Liberal Senators' upper hand spoils the party

Chris Kenny

THE federal parliamentary Liberal Party has become, in a practical sense, divided into two separate and disparate parties, one in the Senate and one in the house.

The Senate party is deeply conservative, reluctant to take action on climate change and supports Tony Abbott as leader.

The Liberal Party of the House of Representatives is moderate, supports an emissions trading scheme and prefers Malcolm Turnbull as leader.

In the recent leadership change and policy U-turn over the emissions trading scheme, the Senate party imposed its will on the house party.

Earlier, after months of normal policy-making procedures characterised by robust public and private debate, the party had come to a position on the trading scheme.

Unhappy with this result, the conservative minority pushed for a leadership spill but still fell well short of the required numbers. Confronted by this defeat, the conservative wing, from its power base in the Senate, unleashed a shock-and-awe campaign of frontbench resignations, forcing the Liberals into a policy and leadership crisis, from which Abbott won by a solitary vote.

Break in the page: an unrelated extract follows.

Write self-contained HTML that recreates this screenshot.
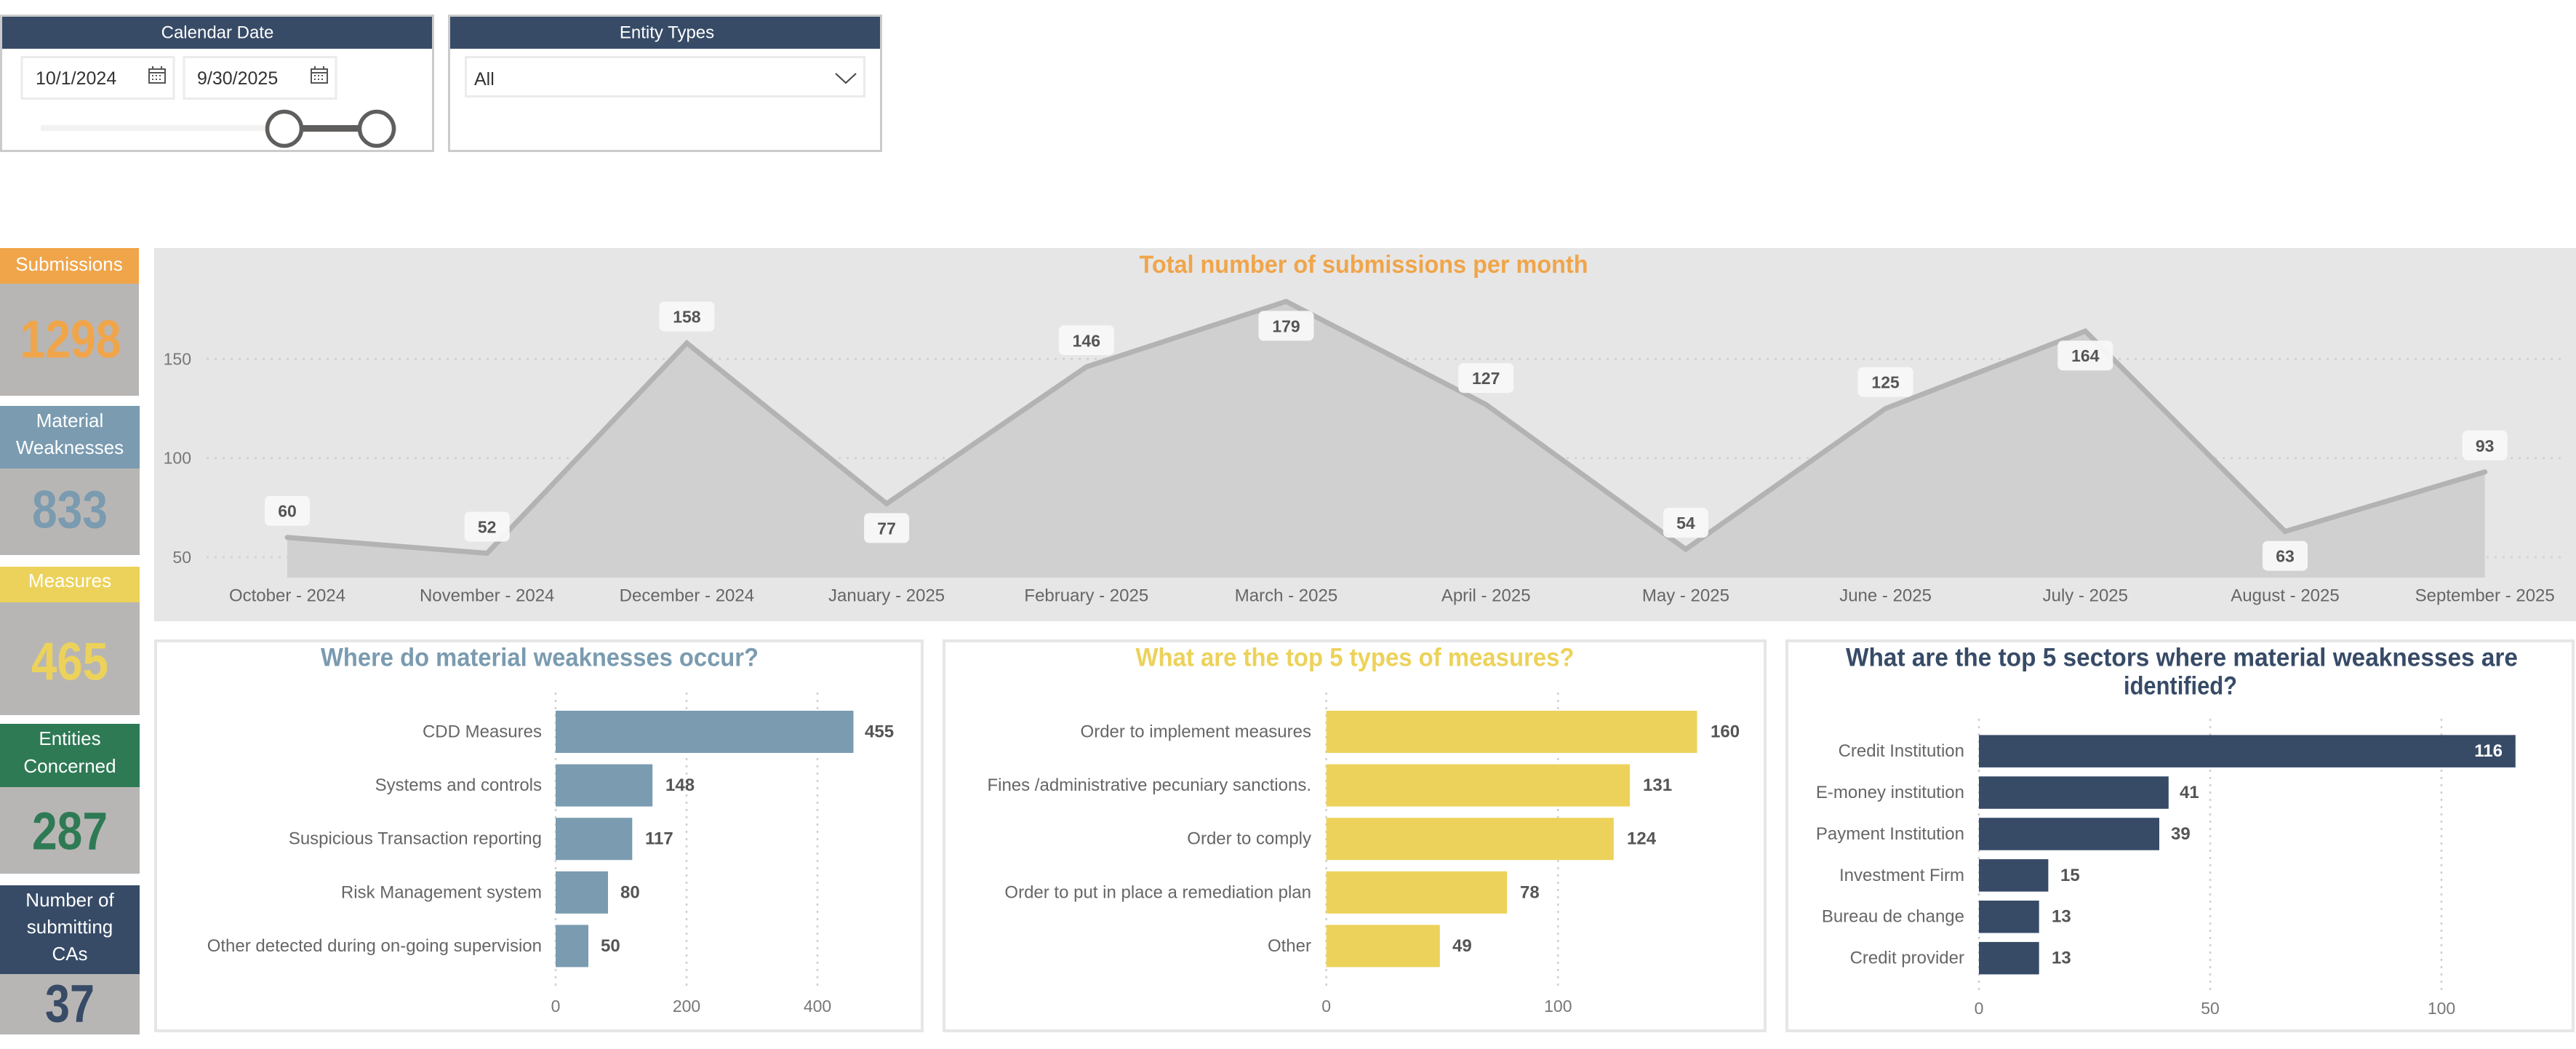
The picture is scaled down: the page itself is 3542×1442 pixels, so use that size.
<!DOCTYPE html>
<html><head><meta charset="utf-8"><style>
html,body{margin:0;padding:0;background:#fff;width:3542px;height:1442px;overflow:hidden}
svg{display:block}
text{font-family:"Liberation Sans",sans-serif}
</style></head><body>
<svg xmlns="http://www.w3.org/2000/svg" width="3542" height="1442" viewBox="0 0 3542 1442">
<!-- Slicer: Calendar Date -->
<rect x="1.5" y="21.5" width="594" height="186" fill="#fff" stroke="#cbcbcb" stroke-width="3"/>
<rect x="3" y="23" width="591" height="44" fill="#374B67"/>
<text x="299" y="45" fill="#fff" font-size="24" text-anchor="middle" dominant-baseline="central">Calendar Date</text>
<rect x="30" y="78.5" width="209" height="57" fill="#fff" stroke="#ebebeb" stroke-width="3"/>
<text x="49" y="108" fill="#333" font-size="25" dominant-baseline="central">10/1/2024</text>
<g stroke="#555" stroke-width="2" fill="none"><rect x="205" y="95" width="22" height="19"/><line x1="205" y1="100" x2="227" y2="100"/><line x1="210" y1="91" x2="210" y2="96"/><line x1="222" y1="91" x2="222" y2="96"/></g>
<g fill="#555"><rect x="209" y="103" width="2" height="2"/><rect x="214" y="103" width="2" height="2"/><rect x="219" y="103" width="2" height="2"/><rect x="209" y="108" width="2" height="2"/><rect x="214" y="108" width="2" height="2"/><rect x="219" y="108" width="2" height="2"/></g>
<rect x="253" y="78.5" width="209" height="57" fill="#fff" stroke="#ebebeb" stroke-width="3"/>
<text x="271" y="108" fill="#333" font-size="25" dominant-baseline="central">9/30/2025</text>
<g stroke="#555" stroke-width="2" fill="none"><rect x="428" y="95" width="22" height="19"/><line x1="428" y1="100" x2="450" y2="100"/><line x1="433" y1="91" x2="433" y2="96"/><line x1="445" y1="91" x2="445" y2="96"/></g>
<g fill="#555"><rect x="432" y="103" width="2" height="2"/><rect x="437" y="103" width="2" height="2"/><rect x="442" y="103" width="2" height="2"/><rect x="432" y="108" width="2" height="2"/><rect x="437" y="108" width="2" height="2"/><rect x="442" y="108" width="2" height="2"/></g>
<rect x="56" y="172" width="490" height="8" fill="#f3f2f1"/>
<rect x="390" y="172" width="128" height="9" fill="#605E5C"/>
<circle cx="391" cy="177" r="23.5" fill="#fff" stroke="#605E5C" stroke-width="5.5"/>
<circle cx="518" cy="177" r="23.5" fill="#fff" stroke="#605E5C" stroke-width="5.5"/>
<!-- Slicer: Entity Types -->
<rect x="617.5" y="21.5" width="594" height="186" fill="#fff" stroke="#cbcbcb" stroke-width="3"/>
<rect x="619" y="23" width="591" height="44" fill="#374B67"/>
<text x="917" y="45" fill="#fff" font-size="24" text-anchor="middle" dominant-baseline="central">Entity Types</text>
<rect x="640.5" y="78.5" width="548" height="54" fill="#fff" stroke="#ebebeb" stroke-width="3"/>
<text x="652" y="109" fill="#333" font-size="25" dominant-baseline="central">All</text>
<polyline points="1149,101 1163,114 1177,101" fill="none" stroke="#444" stroke-width="2"/>

<!-- KPI tiles -->
<rect x="0" y="341" width="191" height="49" fill="#F0A54A"/>
<text x="95" y="363" fill="#fff" font-size="26" text-anchor="middle" dominant-baseline="central">Submissions</text>
<rect x="0" y="390" width="191" height="154" fill="#B8B6B4"/>
<text x="97" y="467" fill="#F0A54A" font-size="73" font-weight="bold" text-anchor="middle" dominant-baseline="central" textLength="139" lengthAdjust="spacingAndGlyphs">1298</text>

<rect x="0" y="558" width="192" height="86" fill="#7A9BB0"/>
<text x="96" y="578" fill="#fff" font-size="26" text-anchor="middle" dominant-baseline="central">Material</text>
<text x="96" y="615" fill="#fff" font-size="26" text-anchor="middle" dominant-baseline="central">Weaknesses</text>
<rect x="0" y="644" width="192" height="119" fill="#B8B6B4"/>
<text x="96" y="701" fill="#7A9BB0" font-size="73" font-weight="bold" text-anchor="middle" dominant-baseline="central" textLength="104" lengthAdjust="spacingAndGlyphs">833</text>

<rect x="0" y="779" width="192" height="49" fill="#ECD25A"/>
<text x="96" y="798" fill="#fff" font-size="26" text-anchor="middle" dominant-baseline="central">Measures</text>
<rect x="0" y="828" width="192" height="155" fill="#B8B6B4"/>
<text x="96" y="910" fill="#ECD25A" font-size="73" font-weight="bold" text-anchor="middle" dominant-baseline="central" textLength="106" lengthAdjust="spacingAndGlyphs">465</text>

<rect x="0" y="995" width="192" height="87" fill="#2E7A55"/>
<text x="96" y="1015" fill="#fff" font-size="26" text-anchor="middle" dominant-baseline="central">Entities</text>
<text x="96" y="1053" fill="#fff" font-size="26" text-anchor="middle" dominant-baseline="central">Concerned</text>
<rect x="0" y="1082" width="192" height="119" fill="#B8B6B4"/>
<text x="96" y="1143" fill="#2E7A55" font-size="73" font-weight="bold" text-anchor="middle" dominant-baseline="central" textLength="104" lengthAdjust="spacingAndGlyphs">287</text>

<rect x="0" y="1217" width="192" height="122" fill="#374B67"/>
<text x="96" y="1237" fill="#fff" font-size="26" text-anchor="middle" dominant-baseline="central">Number of</text>
<text x="96" y="1274" fill="#fff" font-size="26" text-anchor="middle" dominant-baseline="central">submitting</text>
<text x="96" y="1311" fill="#fff" font-size="26" text-anchor="middle" dominant-baseline="central">CAs</text>
<rect x="0" y="1339" width="192" height="83" fill="#B8B6B4"/>
<text x="96" y="1380" fill="#374B67" font-size="73" font-weight="bold" text-anchor="middle" dominant-baseline="central" textLength="68" lengthAdjust="spacingAndGlyphs">37</text>

<!-- Top line chart -->
<rect x="212" y="341" width="3330" height="513" fill="#E6E6E6"/>
<text x="1875" y="364" fill="#F0A54A" font-size="34" font-weight="bold" text-anchor="middle" dominant-baseline="central" textLength="617" lengthAdjust="spacingAndGlyphs">Total number of submissions per month</text>
<g stroke="#d0d0d0" stroke-width="2.5" stroke-dasharray="3 8">
<line x1="284" y1="493.4" x2="3525" y2="493.4"/>
<line x1="284" y1="629.7" x2="3525" y2="629.7"/>
<line x1="284" y1="766" x2="3525" y2="766"/>
</g>
<g fill="#777" font-size="23" text-anchor="end" dominant-baseline="central">
<text x="263" y="493.4">150</text>
<text x="263" y="629.7">100</text>
<text x="263" y="766">50</text>
</g>
<path d="M395,794 L395,738.74 L669.7,760.55 L944.4,471.59 L1219.1,692.4 L1493.8,504.3 L1768.5,414.35 L2043.2,556.1 L2317.9,755.1 L2592.6,561.55 L2867.3,455.24 L3142,730.56 L3416.7,648.78 L3416.7,794 Z" fill="#D0D0D0"/>
<polyline points="395,738.74 669.7,760.55 944.4,471.59 1219.1,692.4 1493.8,504.3 1768.5,414.35 2043.2,556.1 2317.9,755.1 2592.6,561.55 2867.3,455.24 3142,730.56 3416.7,648.78" fill="none" stroke="#B3B3B3" stroke-width="7" stroke-linejoin="miter" stroke-linecap="round"/>
<g fill="#F8F8F8" fill-opacity="0.95">
<rect x="364" y="681.7" width="62" height="41" rx="7"/>
<rect x="638.7" y="703.5" width="62" height="41" rx="7"/>
<rect x="906.4" y="414.6" width="76" height="41" rx="7"/>
<rect x="1188.1" y="705.4" width="62" height="41" rx="7"/>
<rect x="1455.8" y="447.3" width="76" height="41" rx="7"/>
<rect x="1730.5" y="427.4" width="76" height="41" rx="7"/>
<rect x="2005.2" y="499.1" width="76" height="41" rx="7"/>
<rect x="2286.9" y="698.1" width="62" height="41" rx="7"/>
<rect x="2554.6" y="504.6" width="76" height="41" rx="7"/>
<rect x="2829.3" y="468.2" width="76" height="41" rx="7"/>
<rect x="3111" y="743.6" width="62" height="41" rx="7"/>
<rect x="3385.7" y="591.8" width="62" height="41" rx="7"/>
</g>
<g fill="#555" font-size="23" font-weight="bold" text-anchor="middle" dominant-baseline="central">
<text x="395" y="702.7">60</text>
<text x="669.7" y="724.5">52</text>
<text x="944.4" y="435.6">158</text>
<text x="1219.1" y="726.4">77</text>
<text x="1493.8" y="468.3">146</text>
<text x="1768.5" y="448.4">179</text>
<text x="2043.2" y="520.1">127</text>
<text x="2317.9" y="719.1">54</text>
<text x="2592.6" y="525.6">125</text>
<text x="2867.3" y="489.2">164</text>
<text x="3142" y="764.6">63</text>
<text x="3416.7" y="612.8">93</text>
</g>
<g fill="#666" font-size="24" text-anchor="middle" dominant-baseline="central">
<text x="395" y="819">October - 2024</text>
<text x="669.7" y="819">November - 2024</text>
<text x="944.4" y="819">December - 2024</text>
<text x="1219.1" y="819">January - 2025</text>
<text x="1493.8" y="819">February - 2025</text>
<text x="1768.5" y="819">March - 2025</text>
<text x="2043.2" y="819">April - 2025</text>
<text x="2317.9" y="819">May - 2025</text>
<text x="2592.6" y="819">June - 2025</text>
<text x="2867.3" y="819">July - 2025</text>
<text x="3142" y="819">August - 2025</text>
<text x="3416.7" y="819">September - 2025</text>
</g>

<!-- Panel 1 -->
<rect x="214" y="881" width="1054" height="536" fill="#fff" stroke="#e6e6e6" stroke-width="4"/>
<text x="742" y="904" fill="#7A9BB0" font-size="35" font-weight="bold" text-anchor="middle" dominant-baseline="central" textLength="602" lengthAdjust="spacingAndGlyphs">Where do material weaknesses occur?</text>
<g stroke="#d0d0d0" stroke-width="2.5" stroke-dasharray="3 7">
<line x1="764" y1="952" x2="764" y2="1362"/>
<line x1="944" y1="952" x2="944" y2="1362"/>
<line x1="1124" y1="952" x2="1124" y2="1362"/>
</g>
<g fill="#7A9BB0">
<rect x="764" y="977" width="409.5" height="58"/>
<rect x="764" y="1050.6" width="133.2" height="58"/>
<rect x="764" y="1124.2" width="105.3" height="58"/>
<rect x="764" y="1197.8" width="72" height="58"/>
<rect x="764" y="1271.4" width="45" height="58"/>
</g>
<g fill="#666" font-size="24" text-anchor="end" dominant-baseline="central">
<text x="745" y="1006">CDD Measures</text>
<text x="745" y="1079.6">Systems and controls</text>
<text x="745" y="1153.2">Suspicious Transaction reporting</text>
<text x="745" y="1226.8">Risk Management system</text>
<text x="745" y="1300.4">Other detected during on-going supervision</text>
</g>
<g fill="#555" font-size="24" font-weight="bold" dominant-baseline="central">
<text x="1189" y="1006">455</text>
<text x="915" y="1079.6">148</text>
<text x="887" y="1153.2">117</text>
<text x="853" y="1226.8">80</text>
<text x="826" y="1300.4">50</text>
</g>
<g fill="#777" font-size="23" text-anchor="middle" dominant-baseline="central">
<text x="764" y="1383">0</text>
<text x="944" y="1383">200</text>
<text x="1124" y="1383">400</text>
</g>

<!-- Panel 2 -->
<rect x="1298" y="881" width="1129" height="536" fill="#fff" stroke="#e6e6e6" stroke-width="4"/>
<text x="1863" y="904" fill="#ECD25A" font-size="35" font-weight="bold" text-anchor="middle" dominant-baseline="central" textLength="603" lengthAdjust="spacingAndGlyphs">What are the top 5 types of measures?</text>
<g stroke="#d0d0d0" stroke-width="2.5" stroke-dasharray="3 7">
<line x1="1823.6" y1="952" x2="1823.6" y2="1362"/>
<line x1="2142.3" y1="952" x2="2142.3" y2="1362"/>
</g>
<g fill="#ECD25A">
<rect x="1823.6" y="977" width="509.9" height="58"/>
<rect x="1823.6" y="1050.6" width="417.5" height="58"/>
<rect x="1823.6" y="1124.2" width="395.2" height="58"/>
<rect x="1823.6" y="1197.8" width="248.6" height="58"/>
<rect x="1823.6" y="1271.4" width="156.2" height="58"/>
</g>
<g fill="#666" font-size="24" text-anchor="end" dominant-baseline="central">
<text x="1803" y="1006">Order to implement measures</text>
<text x="1803" y="1079.6">Fines /administrative pecuniary sanctions.</text>
<text x="1803" y="1153.2">Order to comply</text>
<text x="1803" y="1226.8">Order to put in place a remediation plan</text>
<text x="1803" y="1300.4">Other</text>
</g>
<g fill="#555" font-size="24" font-weight="bold" dominant-baseline="central">
<text x="2352" y="1006">160</text>
<text x="2259" y="1079.6">131</text>
<text x="2237" y="1153.2">124</text>
<text x="2090" y="1226.8">78</text>
<text x="1997" y="1300.4">49</text>
</g>
<g fill="#777" font-size="23" text-anchor="middle" dominant-baseline="central">
<text x="1823.6" y="1383">0</text>
<text x="2142.3" y="1383">100</text>
</g>

<!-- Panel 3 -->
<rect x="2457" y="881" width="1081" height="536" fill="#fff" stroke="#e6e6e6" stroke-width="4"/>
<text x="3000" y="904" fill="#374B67" font-size="35" font-weight="bold" text-anchor="middle" dominant-baseline="central" textLength="924" lengthAdjust="spacingAndGlyphs">What are the top 5 sectors where material weaknesses are</text>
<text x="2998" y="943" fill="#374B67" font-size="35" font-weight="bold" text-anchor="middle" dominant-baseline="central" textLength="156" lengthAdjust="spacingAndGlyphs">identified?</text>
<g stroke="#d0d0d0" stroke-width="2.5" stroke-dasharray="3 7">
<line x1="2721" y1="988" x2="2721" y2="1365"/>
<line x1="3039" y1="988" x2="3039" y2="1365"/>
<line x1="3357" y1="988" x2="3357" y2="1365"/>
</g>
<g fill="#374B67">
<rect x="2721" y="1010.4" width="737.8" height="44.5"/>
<rect x="2721" y="1067.3" width="260.8" height="44.5"/>
<rect x="2721" y="1124.2" width="248" height="44.5"/>
<rect x="2721" y="1181.1" width="95.4" height="44.5"/>
<rect x="2721" y="1238" width="82.7" height="44.5"/>
<rect x="2721" y="1294.9" width="82.7" height="44.5"/>
</g>
<g fill="#666" font-size="24" text-anchor="end" dominant-baseline="central">
<text x="2701" y="1032.6">Credit Institution</text>
<text x="2701" y="1089.5">E-money institution</text>
<text x="2701" y="1146.4">Payment Institution</text>
<text x="2701" y="1203.3">Investment Firm</text>
<text x="2701" y="1260.2">Bureau de change</text>
<text x="2701" y="1317.1">Credit provider</text>
</g>
<text x="3441" y="1032.6" fill="#fff" font-size="24" font-weight="bold" text-anchor="end" dominant-baseline="central">116</text>
<g fill="#555" font-size="24" font-weight="bold" dominant-baseline="central">
<text x="2997" y="1089.5">41</text>
<text x="2985" y="1146.4">39</text>
<text x="2833" y="1203.3">15</text>
<text x="2821" y="1260.2">13</text>
<text x="2821" y="1317.1">13</text>
</g>
<g fill="#777" font-size="23" text-anchor="middle" dominant-baseline="central">
<text x="2721" y="1386">0</text>
<text x="3039" y="1386">50</text>
<text x="3357" y="1386">100</text>
</g>
</svg>
</body></html>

The Senate-house divide, unchecked, could lead to a fatal disconnect between conservative politicians and the people they seek to represent.

Let me explain.

While Liberal leadership ballots are conducted secretly, politics being the public sport that it is, we can look at this month's 42-41 result and draw some quite accurate conclusions about who voted for whom.

On my reckoning, up to 22 of the Liberal Party's 32 senators adopted an anti-ETS stand. Almost all of them would have supported Abbott over Turnbull.

This means that while Abbott held a two-thirds majority in the Senate party, in the house it was almost the inverse.

His ETS position and leadership support amounted to about 20 MPs out of the 53 then in thehouse.

The point of this analysis is to demonstrate that the political character of the Senate Liberals is very different from the character of the Liberals in the House of Representatives.

When you consider why this might be the case, the long-term dangers become apparent.

It has long been my contention that the people in Canberra most closely connected to the voting public are the members of the House of Representatives, particularly those in marginal seats. Considered as groups, bureaucrats, political advisers, journalists or, significantly, senators do not have the same level of daily interaction with mainstream Australians. MPs who live in their electorates and deal with their constituents' daily concerns are bound to stay in touch with thepublic. Their survival depends on it.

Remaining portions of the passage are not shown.